··· Information provided
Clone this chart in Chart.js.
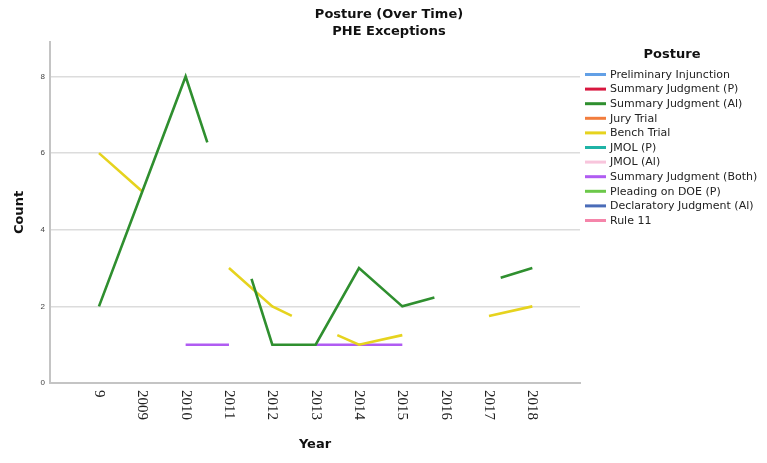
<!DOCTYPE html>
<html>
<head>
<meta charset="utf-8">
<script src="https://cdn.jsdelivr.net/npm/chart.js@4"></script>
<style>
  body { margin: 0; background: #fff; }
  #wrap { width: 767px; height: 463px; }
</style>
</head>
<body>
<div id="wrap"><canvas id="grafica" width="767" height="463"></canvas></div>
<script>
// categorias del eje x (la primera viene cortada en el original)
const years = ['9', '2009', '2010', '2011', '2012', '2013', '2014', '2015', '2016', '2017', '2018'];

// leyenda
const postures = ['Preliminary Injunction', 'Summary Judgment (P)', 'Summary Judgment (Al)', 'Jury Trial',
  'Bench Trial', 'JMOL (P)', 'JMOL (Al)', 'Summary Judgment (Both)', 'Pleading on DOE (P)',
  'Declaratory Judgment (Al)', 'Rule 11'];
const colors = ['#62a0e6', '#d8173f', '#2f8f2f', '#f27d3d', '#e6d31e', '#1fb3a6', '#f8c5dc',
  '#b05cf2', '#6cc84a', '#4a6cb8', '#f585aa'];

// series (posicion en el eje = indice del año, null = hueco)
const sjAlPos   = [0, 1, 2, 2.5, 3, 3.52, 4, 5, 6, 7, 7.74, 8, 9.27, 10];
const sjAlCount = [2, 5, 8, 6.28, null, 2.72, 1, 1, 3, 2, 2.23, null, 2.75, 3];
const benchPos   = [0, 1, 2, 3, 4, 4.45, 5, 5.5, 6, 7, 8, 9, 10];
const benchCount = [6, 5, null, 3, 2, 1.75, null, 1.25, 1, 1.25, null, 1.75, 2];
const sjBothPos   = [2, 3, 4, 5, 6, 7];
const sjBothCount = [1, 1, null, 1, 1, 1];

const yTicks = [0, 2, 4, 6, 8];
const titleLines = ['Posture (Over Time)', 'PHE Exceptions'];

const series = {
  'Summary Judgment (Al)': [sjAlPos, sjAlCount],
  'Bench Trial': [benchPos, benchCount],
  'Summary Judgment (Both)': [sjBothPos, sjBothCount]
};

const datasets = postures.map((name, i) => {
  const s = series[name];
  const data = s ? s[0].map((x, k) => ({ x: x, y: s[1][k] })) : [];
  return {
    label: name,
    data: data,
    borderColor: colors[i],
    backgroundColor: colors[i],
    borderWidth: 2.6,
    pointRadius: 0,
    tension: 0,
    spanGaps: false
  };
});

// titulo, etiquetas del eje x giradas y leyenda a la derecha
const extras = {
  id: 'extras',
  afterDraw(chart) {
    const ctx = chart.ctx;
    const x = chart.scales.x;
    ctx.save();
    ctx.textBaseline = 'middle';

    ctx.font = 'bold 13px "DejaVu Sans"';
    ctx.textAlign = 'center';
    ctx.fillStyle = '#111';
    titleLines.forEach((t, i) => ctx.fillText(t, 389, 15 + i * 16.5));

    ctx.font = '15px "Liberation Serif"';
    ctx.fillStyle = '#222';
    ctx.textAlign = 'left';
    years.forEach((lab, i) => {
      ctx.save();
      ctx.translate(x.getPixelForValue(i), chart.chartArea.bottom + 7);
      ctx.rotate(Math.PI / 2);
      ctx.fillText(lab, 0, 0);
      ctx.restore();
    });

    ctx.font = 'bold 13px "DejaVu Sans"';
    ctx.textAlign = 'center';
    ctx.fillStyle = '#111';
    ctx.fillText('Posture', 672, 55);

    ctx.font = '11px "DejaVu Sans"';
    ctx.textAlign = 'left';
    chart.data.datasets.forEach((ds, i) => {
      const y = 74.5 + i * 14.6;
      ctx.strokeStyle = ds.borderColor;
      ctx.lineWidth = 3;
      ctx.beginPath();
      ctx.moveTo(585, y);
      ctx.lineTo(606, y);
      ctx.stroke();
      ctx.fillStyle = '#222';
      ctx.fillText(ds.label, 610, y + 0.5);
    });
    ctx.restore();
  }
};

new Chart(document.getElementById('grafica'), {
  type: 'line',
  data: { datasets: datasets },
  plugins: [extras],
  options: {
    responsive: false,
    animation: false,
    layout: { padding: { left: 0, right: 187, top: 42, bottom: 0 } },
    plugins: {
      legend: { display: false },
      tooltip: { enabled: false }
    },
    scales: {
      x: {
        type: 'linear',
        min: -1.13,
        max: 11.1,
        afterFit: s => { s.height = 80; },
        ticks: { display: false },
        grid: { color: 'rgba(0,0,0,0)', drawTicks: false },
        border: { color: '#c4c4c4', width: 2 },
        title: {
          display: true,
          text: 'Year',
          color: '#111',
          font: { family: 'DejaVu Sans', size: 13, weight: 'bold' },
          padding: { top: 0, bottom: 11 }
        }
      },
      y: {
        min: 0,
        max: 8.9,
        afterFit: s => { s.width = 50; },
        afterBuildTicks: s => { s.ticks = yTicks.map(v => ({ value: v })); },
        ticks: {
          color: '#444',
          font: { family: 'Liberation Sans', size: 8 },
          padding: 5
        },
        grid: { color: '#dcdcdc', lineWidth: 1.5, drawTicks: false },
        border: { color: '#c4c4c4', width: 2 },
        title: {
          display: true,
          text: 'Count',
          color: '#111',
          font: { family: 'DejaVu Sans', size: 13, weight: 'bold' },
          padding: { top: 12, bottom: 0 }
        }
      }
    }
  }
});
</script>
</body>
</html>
······
Go through the listing above and write it out again exactly, dropping the pictures.

Task answer:
Clone this chart in Chart.js.
<!DOCTYPE html>
<html>
<head>
<meta charset="utf-8">
<script src="https://cdn.jsdelivr.net/npm/chart.js@4"></script>
<style>
  body { margin: 0; background: #fff; }
  #wrap { width: 767px; height: 463px; }
</style>
</head>
<body>
<div id="wrap"><canvas id="grafica" width="767" height="463"></canvas></div>
<script>
// categorias del eje x (la primera viene cortada en el original)
const years = ['9', '2009', '2010', '2011', '2012', '2013', '2014', '2015', '2016', '2017', '2018'];

// leyenda
const postures = ['Preliminary Injunction', 'Summary Judgment (P)', 'Summary Judgment (Al)', 'Jury Trial',
  'Bench Trial', 'JMOL (P)', 'JMOL (Al)', 'Summary Judgment (Both)', 'Pleading on DOE (P)',
  'Declaratory Judgment (Al)', 'Rule 11'];
const colors = ['#62a0e6', '#d8173f', '#2f8f2f', '#f27d3d', '#e6d31e', '#1fb3a6', '#f8c5dc',
  '#b05cf2', '#6cc84a', '#4a6cb8', '#f585aa'];

// series (posicion en el eje = indice del año, null = hueco)
const sjAlPos   = [0, 1, 2, 2.5, 3, 3.52, 4, 5, 6, 7, 7.74, 8, 9.27, 10];
const sjAlCount = [2, 5, 8, 6.28, null, 2.72, 1, 1, 3, 2, 2.23, null, 2.75, 3];
const benchPos   = [0, 1, 2, 3, 4, 4.45, 5, 5.5, 6, 7, 8, 9, 10];
const benchCount = [6, 5, null, 3, 2, 1.75, null, 1.25, 1, 1.25, null, 1.75, 2];
const sjBothPos   = [2, 3, 4, 5, 6, 7];
const sjBothCount = [1, 1, null, 1, 1, 1];

const yTicks = [0, 2, 4, 6, 8];
const titleLines = ['Posture (Over Time)', 'PHE Exceptions'];

const series = {
  'Summary Judgment (Al)': [sjAlPos, sjAlCount],
  'Bench Trial': [benchPos, benchCount],
  'Summary Judgment (Both)': [sjBothPos, sjBothCount]
};

const datasets = postures.map((name, i) => {
  const s = series[name];
  const data = s ? s[0].map((x, k) => ({ x: x, y: s[1][k] })) : [];
  return {
    label: name,
    data: data,
    borderColor: colors[i],
    backgroundColor: colors[i],
    borderWidth: 2.6,
    pointRadius: 0,
    tension: 0,
    spanGaps: false
  };
});

// titulo, etiquetas del eje x giradas y leyenda a la derecha
const extras = {
  id: 'extras',
  afterDraw(chart) {
    const ctx = chart.ctx;
    const x = chart.scales.x;
    ctx.save();
    ctx.textBaseline = 'middle';

    ctx.font = 'bold 13px "DejaVu Sans"';
    ctx.textAlign = 'center';
    ctx.fillStyle = '#111';
    titleLines.forEach((t, i) => ctx.fillText(t, 389, 15 + i * 16.5));

    ctx.font = '15px "Liberation Serif"';
    ctx.fillStyle = '#222';
    ctx.textAlign = 'left';
    years.forEach((lab, i) => {
      ctx.save();
      ctx.translate(x.getPixelForValue(i), chart.chartArea.bottom + 7);
      ctx.rotate(Math.PI / 2);
      ctx.fillText(lab, 0, 0);
      ctx.restore();
    });

    ctx.font = 'bold 13px "DejaVu Sans"';
    ctx.textAlign = 'center';
    ctx.fillStyle = '#111';
    ctx.fillText('Posture', 672, 55);

    ctx.font = '11px "DejaVu Sans"';
    ctx.textAlign = 'left';
    chart.data.datasets.forEach((ds, i) => {
      const y = 74.5 + i * 14.6;
      ctx.strokeStyle = ds.borderColor;
      ctx.lineWidth = 3;
      ctx.beginPath();
      ctx.moveTo(585, y);
      ctx.lineTo(606, y);
      ctx.stroke();
      ctx.fillStyle = '#222';
      ctx.fillText(ds.label, 610, y + 0.5);
    });
    ctx.restore();
  }
};

new Chart(document.getElementById('grafica'), {
  type: 'line',
  data: { datasets: datasets },
  plugins: [extras],
  options: {
    responsive: false,
    animation: false,
    layout: { padding: { left: 0, right: 187, top: 42, bottom: 0 } },
    plugins: {
      legend: { display: false },
      tooltip: { enabled: false }
    },
    scales: {
      x: {
        type: 'linear',
        min: -1.13,
        max: 11.1,
        afterFit: s => { s.height = 80; },
        ticks: { display: false },
        grid: { color: 'rgba(0,0,0,0)', drawTicks: false },
        border: { color: '#c4c4c4', width: 2 },
        title: {
          display: true,
          text: 'Year',
          color: '#111',
          font: { family: 'DejaVu Sans', size: 13, weight: 'bold' },
          padding: { top: 0, bottom: 11 }
        }
      },
      y: {
        min: 0,
        max: 8.9,
        afterFit: s => { s.width = 50; },
        afterBuildTicks: s => { s.ticks = yTicks.map(v => ({ value: v })); },
        ticks: {
          color: '#444',
          font: { family: 'Liberation Sans', size: 8 },
          padding: 5
        },
        grid: { color: '#dcdcdc', lineWidth: 1.5, drawTicks: false },
        border: { color: '#c4c4c4', width: 2 },
        title: {
          display: true,
          text: 'Count',
          color: '#111',
          font: { family: 'DejaVu Sans', size: 13, weight: 'bold' },
          padding: { top: 12, bottom: 0 }
        }
      }
    }
  }
});
</script>
</body>
</html>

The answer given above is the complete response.